Encyclopedic knowledge...

of cartoons.

Check out Toonopedia, the Cartoon encyclopedia.

While not encyclopedic in it's depth, it will still keep you busy for hours / days.

Wednesday, April 15, 2009

Technology catches up with history...

OK, I'm back. Sorry I got busy for a few days.

As I've mentioned before, I started computers when you connected a terminal to the computer, typed in your program, saved it, and then ran it (and hope it worked...)

However, back then, the computer you connected to was "big iron", an expensive mainframe that was shared among many users to save on costs.

However, things have gotten smaller, cheaper, and faster. You can have the same experience today with a microcontroller and telnet (or hyperterminal).

Yup... you can take your cheap little microcontroller and run it as an interactive, programmable system like an early mainframe. Only 1 user, but you were only 1 user when you used the mainframe, too...

Check out StickOS for an embedded programming host that runs on multiple CPU types, and PicPuter for a system that runs on a PIC16F877.

Monday, April 6, 2009

Movie Overload, epilogue...

Don't have a lot of time today, so I'll be brief.

One of the shorts in "Hardcore Heroes and Heroines" at the Philadelphia Film Festival was entitiled "Rx/OTC" and part of it's desciption was "Brace yourselves -- there are some things worse than death."

I agree.

Watching this was worse than death.

I had to control myself to keep from shouting out "Can we get this piece of crap off the screen?"

Friday, April 3, 2009

Movie Overload 3...

Another day, another movie. Just one this time (Thursday was a day of rest. Getting to bed before 1am is definately underrated...)

God's Forgotten Town is a Spanish Horror/Thriller that's a dash of X-Files and Raiders of the Lost Arc in a cozy setting. A decent movie, and better pacing than other movies I've seen in this film festival.

This weekend, however, is going to be busy.

On Friday, my wife and I are seeing (after work) Sita Sings The Blues (an animated Indian myth) back to back with Institute Benjamenta (weird as only the Quay brothers can do it). Another late night...

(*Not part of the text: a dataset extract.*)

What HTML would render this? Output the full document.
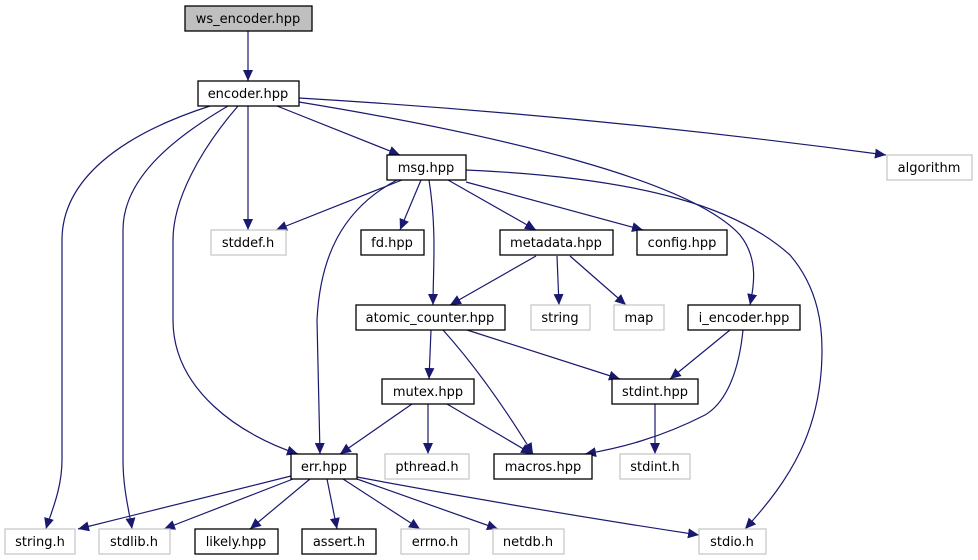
<!DOCTYPE html>
<html><head><meta charset="utf-8"><style>
html,body{margin:0;padding:0;background:#fff;width:978px;height:560px;overflow:hidden}
svg text{font-family:"DejaVu Sans","Liberation Sans",sans-serif;font-size:13px;fill:#000;text-anchor:middle}
</style></head><body>
<svg width="978" height="560" viewBox="0 0 978 560" xmlns="http://www.w3.org/2000/svg">
<defs><marker id="a" markerUnits="userSpaceOnUse" markerWidth="12" markerHeight="10" refX="11" refY="5" orient="auto"><path d="M0,0 L11,5 L0,10 z" fill="#191970"/></marker></defs>
<g fill="none" stroke="#191970" stroke-width="1.2" marker-end="url(#a)">
<path d="M248,31 L248,81"/>
<path d="M248,106 L248,230"/>
<path d="M277,106 L400,155"/>
<path d="M210,106 C120,135 62,180 62,240 L62,460 C62,490 50,515 46,529"/>
<path d="M228,106 C170,140 123,180 123,230 L123,460 C123,490 130,515 132,529"/>
<path d="M238,106 C200,150 173,200 173,240 L173,320 C173,390 240,435 298,454"/>
<path d="M299,98 C500,110 700,130 886,155"/>
<path d="M299,102 C500,135 690,180 740,235 C760,260 753,290 750,305"/>
<path d="M402,180 L276,230"/>
<path d="M421,180 L400,230"/>
<path d="M397,180 C340,210 320,260 317,320 L320,454"/>
<path d="M429,180 C437,230 433,270 433,305"/>
<path d="M448,180 L536,230"/>
<path d="M466,182 L643,230"/>
<path d="M466,170 C650,178 740,210 790,255 C820,290 822,330 822,350 C822,430 790,480 745,529"/>
<path d="M536,256 L450,305"/>
<path d="M557,256 L559,305"/>
<path d="M570,256 L626,305"/>
<path d="M431,330 L429,379"/>
<path d="M467,330 L620,379"/>
<path d="M443,330 C470,360 500,400 533,454"/>
<path d="M730,330 L670,379"/>
<path d="M743,330 C738,380 722,405 705,415 C660,438 620,448 585,454"/>
<path d="M412,404 L340,454"/>
<path d="M428,404 L428,454"/>
<path d="M447,404 L532,454"/>
<path d="M655,404 L655,454"/>
<path d="M291,476 L78,529"/>
<path d="M293,479 L164,529"/>
<path d="M310,479 L250,529"/>
<path d="M327,479 L337,529"/>
<path d="M343,479 L420,529"/>
<path d="M357,479 L498,529"/>
<path d="M357,477 C480,500 600,520 699,535"/>
</g>
<g stroke-width="1.3">
<rect x="185" y="6" width="127" height="25" fill="#bfbfbf" stroke="#000"/>
<g fill="#fff" stroke="#000">
<rect x="198" y="81" width="101" height="25"/>
<rect x="387" y="155" width="79" height="25"/>
<rect x="361" y="230" width="63" height="25"/>
<rect x="500" y="230" width="113" height="25"/>
<rect x="637" y="230" width="90" height="25"/>
<rect x="356" y="305" width="149" height="25"/>
<rect x="688" y="305" width="112" height="25"/>
<rect x="382" y="379" width="92" height="25"/>
<rect x="612" y="379" width="86" height="25"/>
<rect x="291" y="454" width="66" height="25"/>
<rect x="494" y="454" width="98" height="25"/>
<rect x="195" y="529" width="83" height="25"/>
<rect x="302" y="529" width="74" height="25"/>
</g>
<g fill="#fff" stroke="#c8c8c8">
<rect x="211" y="230" width="75" height="25"/>
<rect x="887" y="155" width="85" height="25"/>
<rect x="531" y="305" width="59" height="25"/>
<rect x="614" y="305" width="50" height="25"/>
<rect x="385" y="454" width="84" height="25"/>
<rect x="620" y="454" width="70" height="25"/>
<rect x="5" y="529" width="70" height="25"/>
<rect x="99" y="529" width="71" height="25"/>
<rect x="401" y="529" width="68" height="25"/>
<rect x="493" y="529" width="71" height="25"/>
<rect x="699" y="529" width="67" height="25"/>
</g>
</g>
<g>
<text x="248" y="23">ws_encoder.hpp</text>
<text x="248" y="98">encoder.hpp</text>
<text x="426" y="172">msg.hpp</text>
<text x="248" y="247">stddef.h</text>
<text x="392" y="247">fd.hpp</text>
<text x="556" y="247">metadata.hpp</text>
<text x="682" y="247">config.hpp</text>
<text x="929" y="172">algorithm</text>
<text x="430" y="322">atomic_counter.hpp</text>
<text x="560" y="322">string</text>
<text x="639" y="322">map</text>
<text x="744" y="322">i_encoder.hpp</text>
<text x="428" y="396">mutex.hpp</text>
<text x="655" y="396">stdint.hpp</text>
<text x="324" y="471">err.hpp</text>
<text x="427" y="471">pthread.h</text>
<text x="543" y="471">macros.hpp</text>
<text x="655" y="471">stdint.h</text>
<text x="40" y="546">string.h</text>
<text x="134" y="546">stdlib.h</text>
<text x="236" y="546">likely.hpp</text>
<text x="339" y="546">assert.h</text>
<text x="435" y="546">errno.h</text>
<text x="528" y="546">netdb.h</text>
<text x="732" y="546">stdio.h</text>
</g>
</svg>
</body></html>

Saturday brings us A Quay Brothers Sampler (some of their short films) and Surveillance (FBI agents try to reconcile accounts of a serial killer).

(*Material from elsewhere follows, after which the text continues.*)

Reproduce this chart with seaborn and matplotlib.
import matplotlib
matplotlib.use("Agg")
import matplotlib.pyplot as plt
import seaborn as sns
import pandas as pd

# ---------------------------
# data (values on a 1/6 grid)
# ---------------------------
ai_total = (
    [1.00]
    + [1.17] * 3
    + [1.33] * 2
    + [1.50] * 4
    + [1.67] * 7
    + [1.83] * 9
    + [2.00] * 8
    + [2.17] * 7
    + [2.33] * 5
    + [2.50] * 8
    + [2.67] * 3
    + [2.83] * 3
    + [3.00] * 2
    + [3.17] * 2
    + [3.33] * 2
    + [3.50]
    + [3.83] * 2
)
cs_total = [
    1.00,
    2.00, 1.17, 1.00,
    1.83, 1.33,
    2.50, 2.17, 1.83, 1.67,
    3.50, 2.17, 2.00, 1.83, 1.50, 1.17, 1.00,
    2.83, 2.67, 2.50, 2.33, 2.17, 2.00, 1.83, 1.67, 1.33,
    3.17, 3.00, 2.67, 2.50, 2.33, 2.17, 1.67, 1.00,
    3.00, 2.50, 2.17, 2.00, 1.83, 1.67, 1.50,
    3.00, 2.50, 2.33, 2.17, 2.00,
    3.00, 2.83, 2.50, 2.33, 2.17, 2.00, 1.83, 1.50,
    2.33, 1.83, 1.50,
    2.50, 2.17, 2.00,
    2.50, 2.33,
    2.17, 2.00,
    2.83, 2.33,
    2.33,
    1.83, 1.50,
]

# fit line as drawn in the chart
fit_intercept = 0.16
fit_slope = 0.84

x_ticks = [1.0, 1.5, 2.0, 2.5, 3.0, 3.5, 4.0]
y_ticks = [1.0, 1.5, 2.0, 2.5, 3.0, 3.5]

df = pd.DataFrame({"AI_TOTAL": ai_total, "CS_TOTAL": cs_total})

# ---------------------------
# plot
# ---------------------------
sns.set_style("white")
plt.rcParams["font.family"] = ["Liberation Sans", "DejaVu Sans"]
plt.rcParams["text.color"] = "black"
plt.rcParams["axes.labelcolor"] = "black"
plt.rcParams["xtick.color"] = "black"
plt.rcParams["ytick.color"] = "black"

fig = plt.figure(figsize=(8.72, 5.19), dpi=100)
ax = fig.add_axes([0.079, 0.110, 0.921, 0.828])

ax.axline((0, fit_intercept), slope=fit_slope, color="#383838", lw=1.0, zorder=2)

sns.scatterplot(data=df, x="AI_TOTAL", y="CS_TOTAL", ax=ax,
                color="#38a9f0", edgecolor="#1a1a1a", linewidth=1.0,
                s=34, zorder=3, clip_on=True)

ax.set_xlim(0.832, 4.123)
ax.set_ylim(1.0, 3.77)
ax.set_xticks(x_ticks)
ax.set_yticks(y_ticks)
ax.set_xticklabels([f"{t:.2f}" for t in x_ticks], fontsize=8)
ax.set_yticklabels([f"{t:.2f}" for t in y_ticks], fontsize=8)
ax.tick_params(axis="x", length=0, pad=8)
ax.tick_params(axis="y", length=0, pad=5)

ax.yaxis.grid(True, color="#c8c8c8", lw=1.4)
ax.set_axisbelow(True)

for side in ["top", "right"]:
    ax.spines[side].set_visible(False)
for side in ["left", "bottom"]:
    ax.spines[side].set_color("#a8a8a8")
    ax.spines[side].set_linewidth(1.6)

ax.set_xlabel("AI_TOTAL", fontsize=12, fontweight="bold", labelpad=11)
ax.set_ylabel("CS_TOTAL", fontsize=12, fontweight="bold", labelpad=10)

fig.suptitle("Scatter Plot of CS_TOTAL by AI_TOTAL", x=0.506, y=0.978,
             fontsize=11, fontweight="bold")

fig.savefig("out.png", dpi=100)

Sunday is loaded with Straight for the Kill (a series of horror shorts), Hardcore Heroes and Heroines (a series of shorts, not for children or the squeemish), and 9 to 5: Days in Porn (a documentary about being a porn actor as a job) -- all 3 back-to-back.

Wee...

Wednesday, April 1, 2009

Movie Overload 2...

Two more days, two more movies (for me... my wife has been busier than I've been).

The Chaser, a Korean action movie, was pretty good. It might have been tightened up a bit, but that would have resulted in almost continual action (the "boring" stuff gets cut...). Definately not a US movie, they avoided the "happy ending" for one character that is pretty much manditory for a US movie. However, the screenwriter does one thing that I'm finding more and more annoying every time I see it.

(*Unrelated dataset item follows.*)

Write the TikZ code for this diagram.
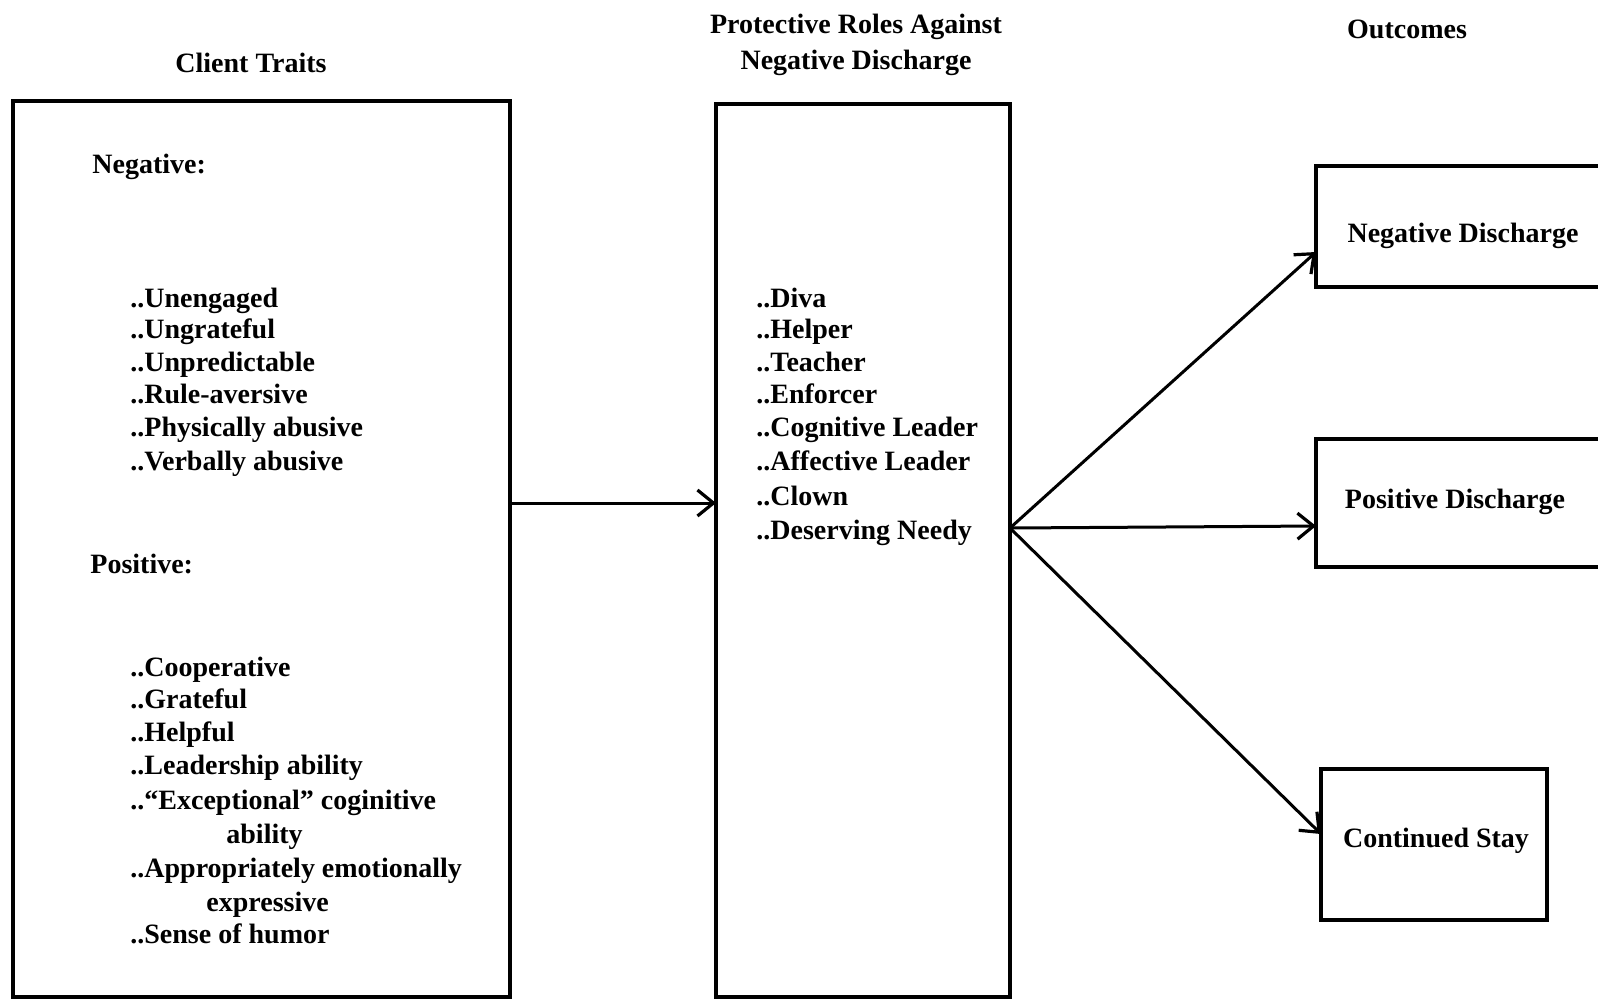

When the "bad guy" is down in a fight, FINISH THE JOB so that they do not get up again. You don't put a rabid dog on the floor and turn your back on it. Anyone who ever did this in real life would ONLY DO IT ONCE BEFORE THEY LEARNED, and for it to happen again and again in movies (even though everyone has seen movies where it happens) makes things annoying, not suspenseful.

The Magic Hour is a Japanese comedy, a US 1930's gangster movie set in modern day japan. Yes, it sounds silly. Yes, it is silly. It might have been tightened up (they didn't need to make the same joke several times, even though it was always funny), but it was a a very funny movie and well worth seeing.

My wife also saw 3 more movies. A documentary (Art and Copy), a collecion of shorts about women (My Voice is My Sword) and an Italian drama (A Game for Girls), all of which she enjoyed.